[This is part of a short class I’m teaching to mostly high school age kids and still very much a work in progress. Illustrations are just various photos from sketchbooks and studio. I don’t mind blunt feedback!]
You're probably wondering about the title. I'll get to the point: Imagination sucks.
Why do people hate large groups of people they've never met? Why do people vote for obvious criminal psychopaths? Why do billionaires feel like they never have enough money? What keeps us up at 3am when we are otherwise completely safe and comfortable?
Imagination.
Like most people, I grew up thinking about imagination in terms of superheroes, rainbows, wizards, etc. We cling to that view of imagination because we like to think of imagination as something that children have, and that grown-ups do not.
But do we escape imagination by getting older? Will we eventually stop playing with our toys and see things as they truly are? Will we put aside imagination and start paying some bills in the real world and worrying about interest rates and stuff?
Sorry. There is no escape from imagination, or at least, I've never seen it. But who knows (we’ll discover lots of people who think otherwise in this series). But for now, I’m convinced that everything we think or feel or experience or even perceive with our naked eyeballs can’t help but be colored or flavored by imagination. In fact, if something doesn't fit into our imagined story, we're likely to not see it at all. From our earliest conscious thoughts to the last breath we take, we are living in a world of imagination of which most of us are barely aware.
We don’t have imaginations, imagination has us.
Well, for something this important, at least we are taught about it in schools and grown-ups have a way of navigating through this to cause the least amount of damage, right? I'm sure we as a society are super careful about something this powerful, right???
Well, sorry again. Studying imagination and our collective experience of it used to be a major focus of education, but is now deemed a useless luxury. It is still studied- but by people who want to manipulate you into buying things or believing things or keep scrolling. The truth is, when it comes to imagination, the job of 99% of us is to be nothing more than passive consumers of it. We go through our entire lives living out other people’s fantasies, all the while convinced that our culture is uniquely overflowing with creativity.
I don’t mean to bring you down- but this what we’re up against.
In this series, I promise to be honest with you about imagination and tell you about both the good and the bad (and there is a lot of good I promise). But with something this big, where to start?

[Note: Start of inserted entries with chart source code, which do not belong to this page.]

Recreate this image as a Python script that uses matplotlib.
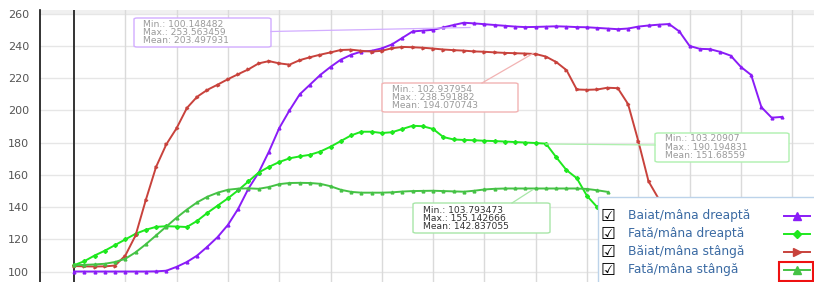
import numpy as np
import matplotlib.pyplot as plt
from matplotlib.lines import Line2D
from matplotlib.patches import FancyBboxPatch, Rectangle

W, H = 814, 282

# readings taken every 2nd sample
baiat_dreapta = [100.1, 100.1, 100.1, 100.1, 100.1, 100.1, 100.1, 100.1, 100.2, 100.6,
                 103, 106, 110, 115.5, 121.5, 129, 139, 151.5, 161.5, 174.5,
                 189, 200, 210, 216, 222, 227, 231.5, 234.5, 236.5, 237,
                 238.5, 241, 245, 249, 249.5, 250, 251.5, 253, 254.4, 254,
                 253.5, 253, 252.5, 252, 251.7, 251.8, 252, 252.2, 252, 251.7,
                 251.6, 251.2, 250.8, 250.4, 250.8, 252, 252.7, 253.2, 253.6, 249,
                 240, 238.2, 238, 236.3, 234, 227, 222, 202, 195.5, 196]
fata_dreapta = [104, 106.5, 110, 113, 116.5, 120, 123.5, 126, 127.8, 128.2,
                128, 127.7, 131.5, 136.5, 141, 145.5, 150.5, 156, 161.5, 165,
                168, 170.3, 171.5, 172.5, 174.5, 177.5, 181, 184.5, 186.8, 186.8,
                186, 186.5, 188.5, 190.5, 190.2, 188.5, 183.5, 182, 181.7, 181.5,
                181.2, 181, 180.7, 180.4, 180.1, 179.8, 179.4, 171, 163, 158,
                147, 140, 130, 122, 115, 110, 106, 104.5, 103.8, 103.5,
                103.3, 103.2]
baiat_stanga = [103.5, 103.3, 103.2, 103.3, 103.8, 110, 122.5, 144.5, 165, 179,
                189, 201.5, 208.5, 212.8, 216, 219.4, 222.5, 225.5, 229.2, 230.6,
                229.2, 228.4, 231.2, 233, 234.6, 236, 237.5, 237.7, 237, 236.5,
                237, 238.6, 239.4, 239.2, 238.9, 238.4, 237.8, 237.4, 237.1, 236.6,
                236.4, 236, 235.7, 235.5, 235.3, 235, 233.4, 230, 225, 213,
                212.8, 213, 214.1, 213.8, 204, 181, 156, 145, 135, 125,
                117, 111, 107, 105, 104, 103.5, 103.2, 103, 103, 103]
fata_stanga = [104, 104.2, 104.5, 104.9, 106, 108, 112, 117, 122.5, 128,
               133.5, 138.5, 143, 146.5, 149, 150.8, 151.5, 151.7, 151.4, 152.5,
               154.3, 155, 155.1, 155, 154.5, 153, 150.8, 149.5, 149, 149,
               149, 149.2, 149.7, 150, 150.1, 150.2, 150, 149.8, 149.6, 150.2,
               151, 151.4, 151.6, 151.6, 151.6, 151.6, 151.6, 151.6, 151.6, 151.6,
               151.3, 150.5, 149.5]

series = [baiat_dreapta, fata_dreapta, baiat_stanga, fata_stanga]
labels = ["Baiat/mâna dreaptă", "Fată/mâna dreaptă", "Băiat/mâna stângă", "Fată/mâna stângă"]
colors = ["#8a1cf7", "#1ee81e", "#c8423c", "#45c245"]
markers = ["^", "D", ">", "^"]

stats = ["Min.: 100.148482\nMax.: 253.563459\nMean: 203.497931",
         "Min.: 103.20907\nMax.: 190.194831\nMean: 151.68559",
         "Min.: 102.937954\nMax.: 238.591882\nMean: 194.070743",
         "Min.: 103.793473\nMax.: 155.142666\nMean: 142.837055"]
yticks = [100, 120, 140, 160, 180, 200, 220, 240, 260]


def f(px, py):
    return px / W, 1 - py / H


fig = plt.figure(figsize=(W / 100, H / 100), dpi=100)
ax = fig.add_axes([40 / W, 0, 1 - 40 / W, 1 - 10 / H])
ax.set_xlim(-6.63, 144.25)
ax.set_ylim(93.6, 262.3)

ax.axhspan(260, 262.3, color="#f0f0f0", lw=0, zorder=0)
for v in yticks:
    ax.axhline(v, color="#e6e6e6", lw=1, zorder=0)
for gx in range(10, 150, 10):
    ax.axvline(gx, color="#dadada", lw=1, zorder=0)
ax.axvline(0, color="#333333", lw=1.4, zorder=1)

for vals, c, m in zip(series, colors, markers):
    xs = np.arange(len(vals)) * 2
    ax.plot(xs, vals, color=c, lw=1.4, marker=m, ms=2.0, zorder=3)

ax.set_yticks(yticks)
ax.set_xticks([])
ax.tick_params(axis="y", length=0, pad=8, labelsize=8, labelcolor="#555555")
for s in ["top", "right", "bottom"]:
    ax.spines[s].set_visible(False)
ax.spines["left"].set_color("#111111")
ax.spines["left"].set_linewidth(1.2)

# tooltip boxes: (box x0, y0, x1, y1), text x, middle line y, edge colour, text colour, connector
tips = [
    ((134, 18, 271, 47), 143, 32.8, "#d2adff", "#9a9a9a", ((271, 31.5), (470, 27.5))),
    ((655, 133, 789, 162), 665, 147, "#aef0ae", "#9a9a9a", ((546, 144), (655, 145))),
    ((382, 83, 518, 112), 392, 97.8, "#f2b3b3", "#9a9a9a", ((482, 83), (533, 53.5))),
    ((413, 203, 550, 233), 423, 218.5, "#a8e6a8", "#333333", ((512, 203), (533, 189.5))),
]
for (box, tx, ty, ec, tc, conn), txt in zip(tips, stats):
    (cx0, cy0), (cx1, cy1) = conn
    fig.lines.append(Line2D([cx0 / W, cx1 / W], [1 - cy0 / H, 1 - cy1 / H],
                            transform=fig.transFigure, color=ec, lw=0.9))
    x0, y0 = f(box[0], box[3])
    fig.patches.append(FancyBboxPatch((x0, y0), (box[2] - box[0]) / W, (box[3] - box[1]) / H,
                                      boxstyle="round,pad=0,rounding_size=0.004",
                                      transform=fig.transFigure, facecolor="white",
                                      edgecolor=ec, lw=1))
    fig.text(tx / W, 1 - ty / H, txt, fontsize=6.6, color=tc, va="center", ha="left",
             linespacing=0.86)

# legend
lx0, ly0 = f(598, 284)
fig.patches.append(Rectangle((lx0, ly0), 1, (284 - 197) / H, transform=fig.transFigure,
                             facecolor="white", edgecolor="#bcd3ea", lw=1))
rows = [216, 234, 252, 270]
for ry, lab, c, m in zip(rows, labels, colors, markers):
    fig.text(601 / W, 1 - ry / H, "☑", fontsize=12, fontweight="bold", color="black",
             va="center", ha="left")
    fig.text(628 / W, 1 - ry / H, lab, fontsize=8.8, color="#3a6aa3", va="center", ha="left")
    fig.lines.append(Line2D([784 / W, 810 / W], [1 - ry / H, 1 - ry / H], transform=fig.transFigure,
                            color=c, lw=1.4))
    fig.lines.append(Line2D([797 / W], [1 - ry / H], transform=fig.transFigure, color=c,
                            marker=m, ms=5.5 if m != "D" else 4.5, lw=0))
bx, by = f(779, 281)
fig.patches.append(Rectangle((bx, by), 34 / W, 19 / H, transform=fig.transFigure,
                             facecolor="none", edgecolor="#ee1111", lw=1.5))

fig.savefig("out.png", dpi=100)
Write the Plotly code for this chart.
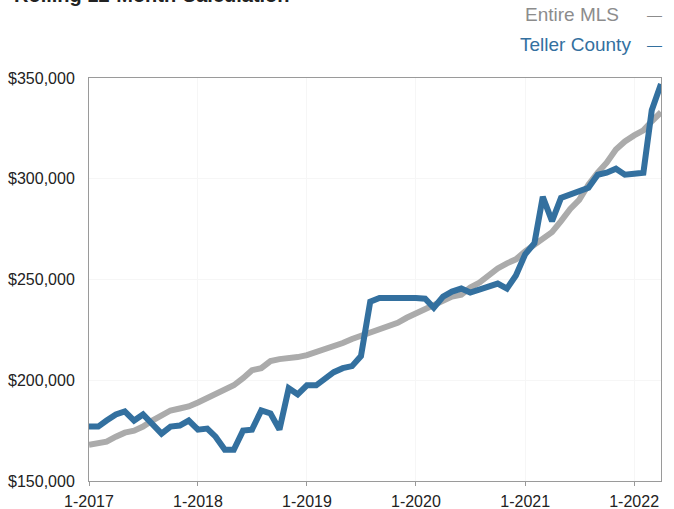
import pandas as pd
import plotly.graph_objects as go

# Monthly observation dates, Jan 2017 through Apr 2022
months = pd.date_range("2017-01-01", "2022-04-01", freq="MS")

# Rolling 12-month median sales price, Entire MLS (USD)
entire_mls = [
    168000, 168500, 169500, 172000, 174000, 175000, 177000, 180000, 182500, 185000, 186000, 187000,
    189000, 191000, 193000, 195500, 197500, 201000, 205000, 206000, 209500, 210500, 210800, 211500,
    212500, 214000, 215500, 216500, 218500, 220500, 222000, 224000, 225000, 226500, 228500, 231000,
    233000, 235500, 237500, 239500, 241500, 242500, 246000, 248500, 252500, 255500, 258000, 260000,
    264000, 267000, 270000, 273500, 279000, 285000, 289500, 297000, 303000, 308000, 314500, 318500,
    321500, 324000, 328500, 333000,
]

# Rolling 12-month median sales price, Teller County (USD)
teller_county = [
    177000, 177000, 180000, 183000, 184500, 180000, 183000, 178000, 173500, 177000, 177500, 180000,
    175500, 176000, 172000, 165500, 165500, 175000, 175500, 185000, 183500, 175500, 196000, 193000,
    197500, 197500, 201000, 204000, 206000, 207000, 212000, 239000, 240800, 241000, 241000, 240800,
    240800, 240500, 236000, 241500, 244000, 245500, 243500, 245000, 246000, 248000, 245500, 252000,
    262500, 268000, 291000, 279000, 290500, 292000, 293500, 295500, 302000, 303000, 305000, 302000,
    302500, 303000, 334000, 347000,
]

year_ticks = ["2017-01-01", "2018-01-01", "2019-01-01", "2020-01-01", "2021-01-01", "2022-01-01"]
year_labels = ["1-2017", "1-2018", "1-2019", "1-2020", "1-2021", "1-2022"]
price_ticks = [150000, 200000, 250000, 300000, 350000]
price_labels = ["$150,000", "$200,000", "$250,000", "$300,000", "$350,000"]

GRAY = "#ababab"
BLUE = "#33709f"
FONT = "Liberation Sans, Arial, sans-serif"
PLOT_W, PLOT_H = 572, 403

fig = go.Figure()
fig.add_trace(go.Scatter(
    x=months, y=entire_mls, mode="lines", name="Entire MLS",
    line=dict(color=GRAY, width=6), showlegend=False,
))
fig.add_trace(go.Scatter(
    x=months, y=teller_county, mode="lines", name="Teller County",
    line=dict(color=BLUE, width=6), showlegend=False,
))

fig.update_layout(
    width=674, height=509,
    margin=dict(l=89, r=13, t=78, b=28),
    paper_bgcolor="white", plot_bgcolor="white",
    font=dict(family=FONT, size=16, color="#222222"),
    xaxis=dict(
        range=["2017-01-01", "2022-04-01"],
        tickvals=year_ticks, ticktext=year_labels,
        showgrid=True, gridcolor="#f6f6f6", gridwidth=1,
        showline=True, linecolor="#9a9a9a", linewidth=1, mirror=True,
        ticks="outside", ticklen=4, tickcolor="#9a9a9a",
        ticklabelstandoff=2, zeroline=False, automargin=False,
    ),
    yaxis=dict(
        range=[150000, 350000],
        tickvals=price_ticks, ticktext=price_labels,
        showgrid=True, gridcolor="#f6f6f6", gridwidth=1,
        showline=True, linecolor="#9a9a9a", linewidth=1, mirror=True,
        ticks="", ticklabelstandoff=10, zeroline=False, automargin=False,
    ),
)

# Chart title, running off the top edge of the page
fig.add_annotation(
    text="<b>Rolling 12-Month Calculation</b>",
    xref="paper", yref="paper", x=-89 / PLOT_W + 12 / PLOT_W, y=1 + 70 / PLOT_H,
    xanchor="left", yanchor="bottom", showarrow=False,
    font=dict(family=FONT, size=20, color="#222222"),
)

# Legend entries, right aligned at the top: label text and a short line swatch
legend_items = [("Entire MLS", "#8c8c8c", 621, 15), ("Teller County", BLUE, 633, 44)]
for label, color, right_px, mid_px in legend_items:
    y_pos = 1 + (78 - mid_px) / PLOT_H
    fig.add_annotation(
        text=label, xref="paper", yref="paper",
        x=(right_px - 89) / PLOT_W, y=y_pos, xanchor="right", yanchor="middle",
        showarrow=False, font=dict(family=FONT, size=19, color=color),
    )
    fig.add_annotation(
        text="—", xref="paper", yref="paper",
        x=(654 - 89) / PLOT_W, y=y_pos, xanchor="center", yanchor="middle",
        showarrow=False, font=dict(family=FONT, size=15, color=color),
    )

fig.write_html("out.html")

I think the best way is to try and figure out how we got here. And that means looking into the history of how people thought about imagination and examining the ideas they've handed down to us and which we've unconsciously adopted. This may also help us to understand how we can do it differently.
Imagination, we will learn, may suck, but there's no point in trying to avoid it. Bottom line: We need to do it better, and we can. A big part of that process is that we need to get out of our therapeutic closets, narcotic hazes, and vampiric screens and do this together, somehow, even if it just means developing some way to just talk about it without descending into anger or self-righteousness. We grown-ups have failed in this task, maybe you will do better?
By the end of the series, I promise you'll be more grown-up than most grown-ups when it comes to imagination. And hopefully, you'll lead a richer, deeper life. You'll probably also be a little tormented and confused, but if you're the kind of kid who read this far, you'd be that anyway, so it all shakes out.